Unlike high paid factory workers of the past, young professionals also grow the economy by being creators of new businesses and, where they are concentrated, attracting businesses. Those new businesses, just as those created by the immigrants Sugrue celebrates, create new jobs for more than knowledge workers. In addition, unlike high paid factory workers of the past who moved to where the jobs were, increasingly knowledge-based employers are moving to where the talent is. Talent being the most important asset to their enterprise and in the shortest supply.
Where talent concentrates you get more job creation. In a New York Times column entitled “Teach Your Neighbors Well”, Edward Glaser writes that the unemployment rate for all was lower in metropolitan areas with the highest proportion of adults with a four year degree or more. So the more college educated the region the lower the unemployment rate is for those without a college degree.
As Don Grimes and I laid out in our The New Path to Prosperity report all the job growth in America from 1990-2011 came in services. And the high wage growth was concentrated in knowledge-based services. Over those two decades manufacturing lost nearly six million jobs while knowledge-based services added more than 16 million jobs and other private services added 22 million jobs. Its almost certain these trends will accelerate, not reverse.
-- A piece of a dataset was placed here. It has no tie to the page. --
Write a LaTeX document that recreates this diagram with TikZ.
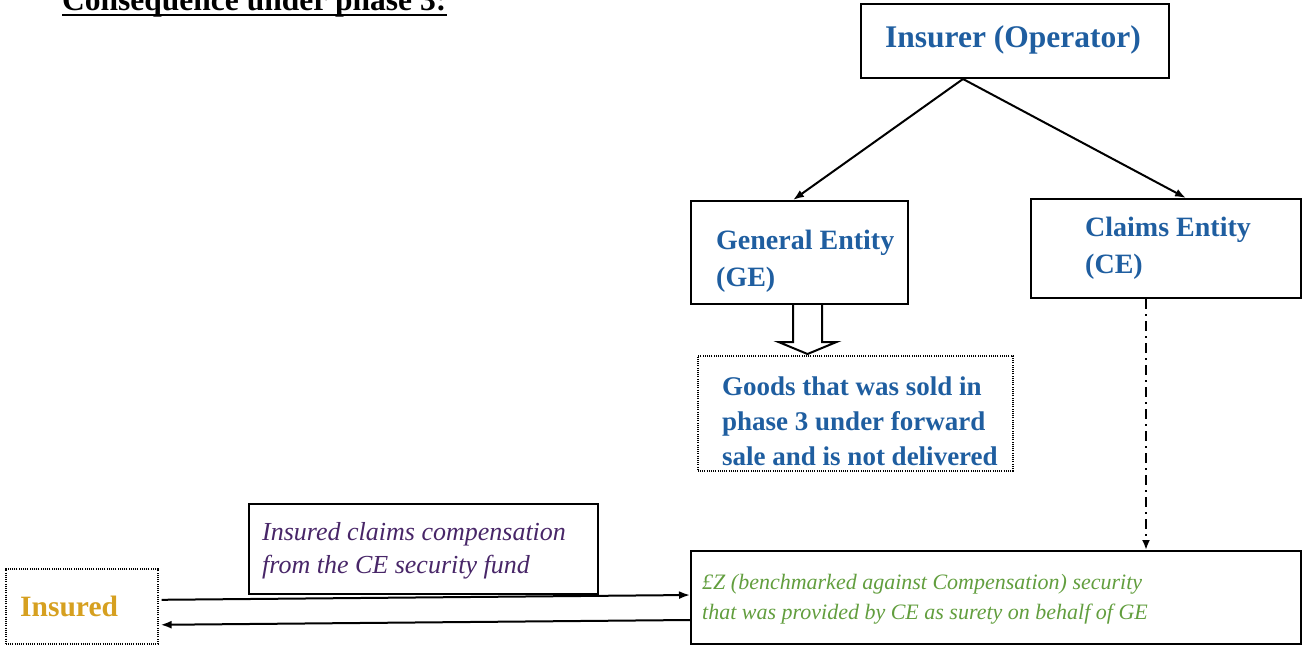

These are the sectors that retaining and attracting college educated Millennials will help grow. They are the growing sectors of the economy that Sugrue wants to train city residents for. Regions with vibrant central cities that are attractive places for mobile young talent will have more of those jobs than those who don’t. That is why retaining and attracting young talent should be an economic development priority for the city, region and state.